** REQUEST **
Retype, please, the listing from its opening line through the line that contains "from matplotlib.ticker import", both included, without the pictures.

** INFORMATION SUPPLIED **
● ● ● ● ●

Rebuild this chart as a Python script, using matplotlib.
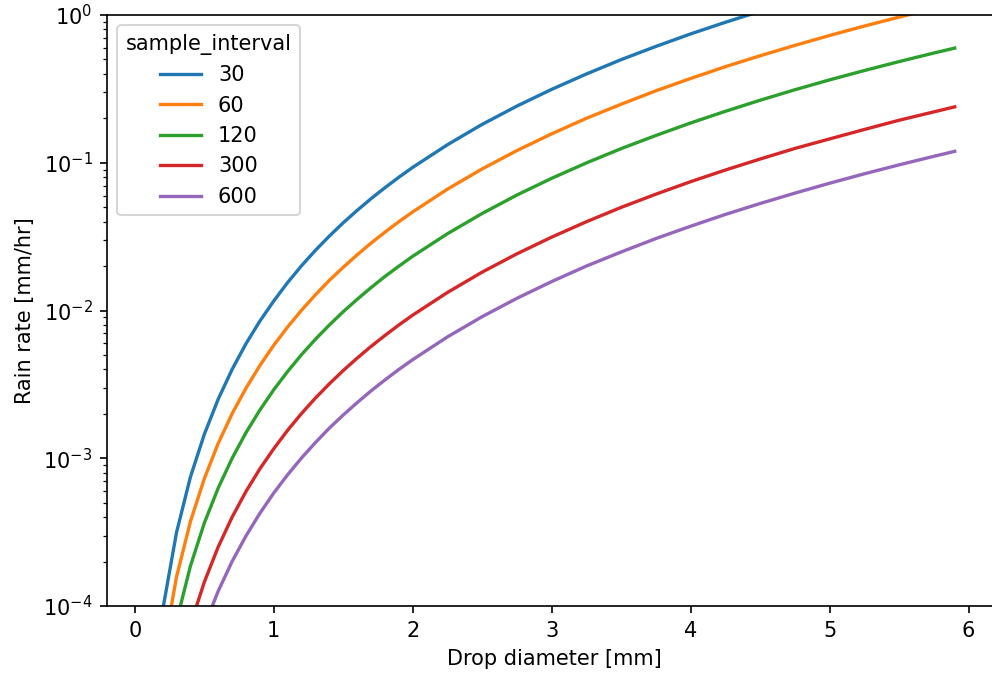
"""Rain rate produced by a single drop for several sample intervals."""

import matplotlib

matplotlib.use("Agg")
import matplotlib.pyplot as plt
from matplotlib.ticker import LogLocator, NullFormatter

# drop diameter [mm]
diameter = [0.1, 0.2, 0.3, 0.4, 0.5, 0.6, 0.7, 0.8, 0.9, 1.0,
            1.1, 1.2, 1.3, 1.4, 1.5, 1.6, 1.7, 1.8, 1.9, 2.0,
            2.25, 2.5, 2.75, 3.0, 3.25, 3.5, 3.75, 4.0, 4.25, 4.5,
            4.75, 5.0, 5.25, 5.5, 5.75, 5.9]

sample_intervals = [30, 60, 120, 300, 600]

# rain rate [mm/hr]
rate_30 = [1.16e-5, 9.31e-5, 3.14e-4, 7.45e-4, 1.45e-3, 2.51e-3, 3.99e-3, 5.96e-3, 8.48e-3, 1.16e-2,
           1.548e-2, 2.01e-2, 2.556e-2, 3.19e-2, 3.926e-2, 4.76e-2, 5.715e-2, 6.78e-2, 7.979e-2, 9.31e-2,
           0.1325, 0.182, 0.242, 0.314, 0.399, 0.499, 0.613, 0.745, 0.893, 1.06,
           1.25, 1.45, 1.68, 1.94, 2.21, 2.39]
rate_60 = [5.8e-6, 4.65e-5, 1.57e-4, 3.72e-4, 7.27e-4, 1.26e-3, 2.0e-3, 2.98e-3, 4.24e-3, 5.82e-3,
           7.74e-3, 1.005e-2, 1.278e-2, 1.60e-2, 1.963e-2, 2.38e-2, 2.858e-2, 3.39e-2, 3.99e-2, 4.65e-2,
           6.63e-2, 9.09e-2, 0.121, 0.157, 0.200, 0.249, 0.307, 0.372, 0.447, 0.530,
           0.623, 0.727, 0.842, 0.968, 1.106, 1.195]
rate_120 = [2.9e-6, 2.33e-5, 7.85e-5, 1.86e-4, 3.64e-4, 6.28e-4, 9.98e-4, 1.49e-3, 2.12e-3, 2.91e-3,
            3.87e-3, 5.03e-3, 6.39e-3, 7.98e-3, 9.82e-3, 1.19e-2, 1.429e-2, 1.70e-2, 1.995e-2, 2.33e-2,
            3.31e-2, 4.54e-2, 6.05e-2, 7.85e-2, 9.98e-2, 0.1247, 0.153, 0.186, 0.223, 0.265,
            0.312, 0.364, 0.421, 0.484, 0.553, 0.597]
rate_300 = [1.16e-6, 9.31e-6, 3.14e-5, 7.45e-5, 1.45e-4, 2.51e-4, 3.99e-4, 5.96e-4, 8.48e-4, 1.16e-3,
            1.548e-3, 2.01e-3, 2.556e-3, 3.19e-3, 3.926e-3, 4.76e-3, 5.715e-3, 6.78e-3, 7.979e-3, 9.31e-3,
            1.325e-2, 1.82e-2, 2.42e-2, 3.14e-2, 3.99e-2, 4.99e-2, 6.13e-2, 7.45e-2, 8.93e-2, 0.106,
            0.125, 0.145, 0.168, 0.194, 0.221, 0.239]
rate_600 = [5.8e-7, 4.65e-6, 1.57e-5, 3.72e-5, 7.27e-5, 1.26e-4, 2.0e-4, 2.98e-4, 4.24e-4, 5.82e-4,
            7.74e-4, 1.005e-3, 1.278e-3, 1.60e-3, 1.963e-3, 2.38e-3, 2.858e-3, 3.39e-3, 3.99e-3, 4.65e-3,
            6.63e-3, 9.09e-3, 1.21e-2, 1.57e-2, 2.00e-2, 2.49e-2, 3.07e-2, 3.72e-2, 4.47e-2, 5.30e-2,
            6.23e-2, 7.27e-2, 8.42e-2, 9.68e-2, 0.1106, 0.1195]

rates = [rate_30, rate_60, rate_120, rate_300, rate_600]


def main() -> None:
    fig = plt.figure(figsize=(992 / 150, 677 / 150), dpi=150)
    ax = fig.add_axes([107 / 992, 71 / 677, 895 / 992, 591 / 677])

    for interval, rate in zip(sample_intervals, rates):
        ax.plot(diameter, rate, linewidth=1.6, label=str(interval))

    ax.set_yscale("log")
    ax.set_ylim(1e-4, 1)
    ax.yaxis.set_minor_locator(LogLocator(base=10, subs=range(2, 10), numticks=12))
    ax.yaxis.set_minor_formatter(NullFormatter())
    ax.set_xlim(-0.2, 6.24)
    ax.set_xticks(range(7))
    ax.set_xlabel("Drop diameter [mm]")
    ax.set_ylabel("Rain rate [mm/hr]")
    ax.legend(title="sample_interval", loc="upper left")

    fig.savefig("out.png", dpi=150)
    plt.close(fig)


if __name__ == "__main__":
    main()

● ● ● ● ●

** FINAL RESULT **
Rebuild this chart as a Python script, using matplotlib.
"""Rain rate produced by a single drop for several sample intervals."""

import matplotlib

matplotlib.use("Agg")
import matplotlib.pyplot as plt
from matplotlib.ticker import LogLocator, NullFormatter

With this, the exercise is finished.